→ **Your objective**: Using the data below, repeat all of it precisely.
[Start]
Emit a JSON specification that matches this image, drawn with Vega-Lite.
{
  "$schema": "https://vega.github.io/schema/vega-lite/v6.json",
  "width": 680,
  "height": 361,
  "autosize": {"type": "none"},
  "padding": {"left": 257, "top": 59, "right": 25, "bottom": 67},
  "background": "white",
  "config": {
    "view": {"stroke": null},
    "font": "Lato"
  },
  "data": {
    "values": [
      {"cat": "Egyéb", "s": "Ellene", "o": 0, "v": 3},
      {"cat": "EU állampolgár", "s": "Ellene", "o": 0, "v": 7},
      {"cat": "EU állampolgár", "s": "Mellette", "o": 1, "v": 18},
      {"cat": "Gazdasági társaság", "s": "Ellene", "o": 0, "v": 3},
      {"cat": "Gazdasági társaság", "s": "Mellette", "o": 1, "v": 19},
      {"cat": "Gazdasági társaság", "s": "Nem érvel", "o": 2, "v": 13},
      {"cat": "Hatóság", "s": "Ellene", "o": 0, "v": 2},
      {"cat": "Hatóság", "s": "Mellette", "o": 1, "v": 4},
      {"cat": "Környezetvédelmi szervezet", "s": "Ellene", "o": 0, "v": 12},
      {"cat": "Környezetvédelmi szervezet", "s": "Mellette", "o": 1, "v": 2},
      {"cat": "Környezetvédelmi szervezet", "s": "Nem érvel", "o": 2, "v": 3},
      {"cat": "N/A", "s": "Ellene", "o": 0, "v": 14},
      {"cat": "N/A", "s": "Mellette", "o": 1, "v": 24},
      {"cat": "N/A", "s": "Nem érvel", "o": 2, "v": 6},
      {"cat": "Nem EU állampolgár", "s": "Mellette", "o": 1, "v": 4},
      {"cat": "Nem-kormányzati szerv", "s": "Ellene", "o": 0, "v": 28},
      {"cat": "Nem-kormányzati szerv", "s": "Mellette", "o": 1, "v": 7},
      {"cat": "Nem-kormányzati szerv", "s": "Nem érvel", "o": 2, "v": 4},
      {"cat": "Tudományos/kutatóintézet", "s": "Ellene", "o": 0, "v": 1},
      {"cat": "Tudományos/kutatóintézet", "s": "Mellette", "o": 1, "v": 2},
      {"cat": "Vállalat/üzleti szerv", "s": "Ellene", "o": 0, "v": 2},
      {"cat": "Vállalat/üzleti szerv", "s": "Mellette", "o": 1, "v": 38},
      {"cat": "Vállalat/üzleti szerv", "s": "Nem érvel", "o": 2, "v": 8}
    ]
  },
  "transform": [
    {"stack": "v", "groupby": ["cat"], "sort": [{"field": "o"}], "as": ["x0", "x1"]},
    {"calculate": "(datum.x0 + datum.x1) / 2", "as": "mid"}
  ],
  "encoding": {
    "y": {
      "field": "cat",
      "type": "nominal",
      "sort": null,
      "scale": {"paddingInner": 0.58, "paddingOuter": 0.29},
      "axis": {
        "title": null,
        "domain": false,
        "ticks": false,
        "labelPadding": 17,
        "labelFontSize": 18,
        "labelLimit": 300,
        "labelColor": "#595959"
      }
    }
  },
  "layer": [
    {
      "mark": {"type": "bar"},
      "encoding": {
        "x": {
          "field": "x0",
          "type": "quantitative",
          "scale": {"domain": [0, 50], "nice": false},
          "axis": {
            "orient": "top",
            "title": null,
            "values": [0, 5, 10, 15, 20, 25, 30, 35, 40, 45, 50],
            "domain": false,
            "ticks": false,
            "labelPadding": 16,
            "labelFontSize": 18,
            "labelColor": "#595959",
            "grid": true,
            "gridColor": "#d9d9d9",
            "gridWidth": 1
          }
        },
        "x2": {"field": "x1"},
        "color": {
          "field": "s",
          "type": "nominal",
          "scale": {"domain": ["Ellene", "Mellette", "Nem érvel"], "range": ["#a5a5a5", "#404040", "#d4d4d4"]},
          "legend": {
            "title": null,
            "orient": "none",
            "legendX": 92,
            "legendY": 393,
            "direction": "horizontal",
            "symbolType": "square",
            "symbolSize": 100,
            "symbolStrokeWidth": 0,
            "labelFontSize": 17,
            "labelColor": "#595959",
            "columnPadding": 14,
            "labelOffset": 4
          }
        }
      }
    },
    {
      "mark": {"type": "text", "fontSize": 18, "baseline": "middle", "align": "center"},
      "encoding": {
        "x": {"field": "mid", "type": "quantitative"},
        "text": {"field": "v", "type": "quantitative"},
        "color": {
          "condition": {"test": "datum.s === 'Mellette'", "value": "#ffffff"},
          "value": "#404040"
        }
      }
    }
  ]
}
[End]
→ **Complete response**:
Emit a JSON specification that matches this image, drawn with Vega-Lite.
{
  "$schema": "https://vega.github.io/schema/vega-lite/v6.json",
  "width": 680,
  "height": 361,
  "autosize": {"type": "none"},
  "padding": {"left": 257, "top": 59, "right": 25, "bottom": 67},
  "background": "white",
  "config": {
    "view": {"stroke": null},
    "font": "Lato"
  },
  "data": {
    "values": [
      {"cat": "Egyéb", "s": "Ellene", "o": 0, "v": 3},
      {"cat": "EU állampolgár", "s": "Ellene", "o": 0, "v": 7},
      {"cat": "EU állampolgár", "s": "Mellette", "o": 1, "v": 18},
      {"cat": "Gazdasági társaság", "s": "Ellene", "o": 0, "v": 3},
      {"cat": "Gazdasági társaság", "s": "Mellette", "o": 1, "v": 19},
      {"cat": "Gazdasági társaság", "s": "Nem érvel", "o": 2, "v": 13},
      {"cat": "Hatóság", "s": "Ellene", "o": 0, "v": 2},
      {"cat": "Hatóság", "s": "Mellette", "o": 1, "v": 4},
      {"cat": "Környezetvédelmi szervezet", "s": "Ellene", "o": 0, "v": 12},
      {"cat": "Környezetvédelmi szervezet", "s": "Mellette", "o": 1, "v": 2},
      {"cat": "Környezetvédelmi szervezet", "s": "Nem érvel", "o": 2, "v": 3},
      {"cat": "N/A", "s": "Ellene", "o": 0, "v": 14},
      {"cat": "N/A", "s": "Mellette", "o": 1, "v": 24},
      {"cat": "N/A", "s": "Nem érvel", "o": 2, "v": 6},
      {"cat": "Nem EU állampolgár", "s": "Mellette", "o": 1, "v": 4},
      {"cat": "Nem-kormányzati szerv", "s": "Ellene", "o": 0, "v": 28},
      {"cat": "Nem-kormányzati szerv", "s": "Mellette", "o": 1, "v": 7},
      {"cat": "Nem-kormányzati szerv", "s": "Nem érvel", "o": 2, "v": 4},
      {"cat": "Tudományos/kutatóintézet", "s": "Ellene", "o": 0, "v": 1},
      {"cat": "Tudományos/kutatóintézet", "s": "Mellette", "o": 1, "v": 2},
      {"cat": "Vállalat/üzleti szerv", "s": "Ellene", "o": 0, "v": 2},
      {"cat": "Vállalat/üzleti szerv", "s": "Mellette", "o": 1, "v": 38},
      {"cat": "Vállalat/üzleti szerv", "s": "Nem érvel", "o": 2, "v": 8}
    ]
  },
  "transform": [
    {"stack": "v", "groupby": ["cat"], "sort": [{"field": "o"}], "as": ["x0", "x1"]},
    {"calculate": "(datum.x0 + datum.x1) / 2", "as": "mid"}
  ],
  "encoding": {
    "y": {
      "field": "cat",
      "type": "nominal",
      "sort": null,
      "scale": {"paddingInner": 0.58, "paddingOuter": 0.29},
      "axis": {
        "title": null,
        "domain": false,
        "ticks": false,
        "labelPadding": 17,
        "labelFontSize": 18,
        "labelLimit": 300,
        "labelColor": "#595959"
      }
    }
  },
  "layer": [
    {
      "mark": {"type": "bar"},
      "encoding": {
        "x": {
          "field": "x0",
          "type": "quantitative",
          "scale": {"domain": [0, 50], "nice": false},
          "axis": {
            "orient": "top",
            "title": null,
            "values": [0, 5, 10, 15, 20, 25, 30, 35, 40, 45, 50],
            "domain": false,
            "ticks": false,
            "labelPadding": 16,
            "labelFontSize": 18,
            "labelColor": "#595959",
            "grid": true,
            "gridColor": "#d9d9d9",
            "gridWidth": 1
          }
        },
        "x2": {"field": "x1"},
        "color": {
          "field": "s",
          "type": "nominal",
          "scale": {"domain": ["Ellene", "Mellette", "Nem érvel"], "range": ["#a5a5a5", "#404040", "#d4d4d4"]},
          "legend": {
            "title": null,
            "orient": "none",
            "legendX": 92,
            "legendY": 393,
            "direction": "horizontal",
            "symbolType": "square",
            "symbolSize": 100,
            "symbolStrokeWidth": 0,
            "labelFontSize": 17,
            "labelColor": "#595959",
            "columnPadding": 14,
            "labelOffset": 4
          }
        }
      }
    },
    {
      "mark": {"type": "text", "fontSize": 18, "baseline": "middle", "align": "center"},
      "encoding": {
        "x": {"field": "mid", "type": "quantitative"},
        "text": {"field": "v", "type": "quantitative"},
        "color": {
          "condition": {"test": "datum.s === 'Mellette'", "value": "#ffffff"},
          "value": "#404040"
        }
      }
    }
  ]
}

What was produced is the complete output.